Certain windows are riskier to share than others. Firefox will warn you not to share browser windows, or even your entire screen when a browser window is present on it, unless you trust the web site. The reasons for this are technical, but boil down to this:
When sharing a regular window, a web site may passively record what you’re doing, which is bad enough: It can catch glimpses of things you didn’t intend to share, say if you scroll quickly through a document.
But web sites can make browser windows dance, popping up private information from other web sites you never intended to share. It can do this quickly and without your involvement. This becomes an active threat when you share your screen with a malicious site that is visible on that same screen. That site may now effectively browse as you, using any logged in credentials you may have in place, to target and steal your private data.
Now that we have your attention, we can explain the extent of this risk, and how it came to be.
Sharing a browser window does an end-run around the same-origin policy.

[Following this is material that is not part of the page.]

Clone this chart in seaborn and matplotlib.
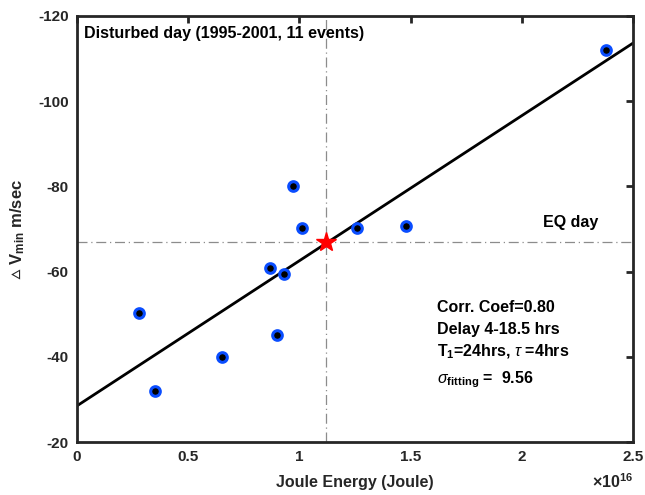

Web sites have always been able to make your web browser dance with content from lots of different places. Ads work this way in fact. But web sites normally can’t see the results of such cross-origin output themselves. That is: They can’t read back and interpret the pixels from other sites. These pixels were shown only on your screen, and that makes it safe. The technical term for this is the same-origin policy. It’s an important web security mechanism that exists in all browsers.
However, once you share a browser window with a site, you’re effectively giving that site a mirror. That site may now potentially see the results of other sites it summons, things it shouldn’t see. You no longer have that important web security mechanism in place.
For example, take a user who doesn’t log out of their banking site before closing the tab. Say the user shares their screen with a malicious web site shortly after. That site could now launch deep-link account information URLs to popular banks in an iframe. Because the user is technically still logged into their bank, the malicious site may succeed in displaying personal account information. The site would need to flash this output on the screen only for a split second to capture it. A clever site may even wait to do so until the user is not looking or steps away (by checking for inactivity, or looking at the web camera, if shared).
You run these risks only when a browser window is being shared, or when you share your whole screen with a browser window on it, so, again, only share these two things with sites you trust. Safe browsing!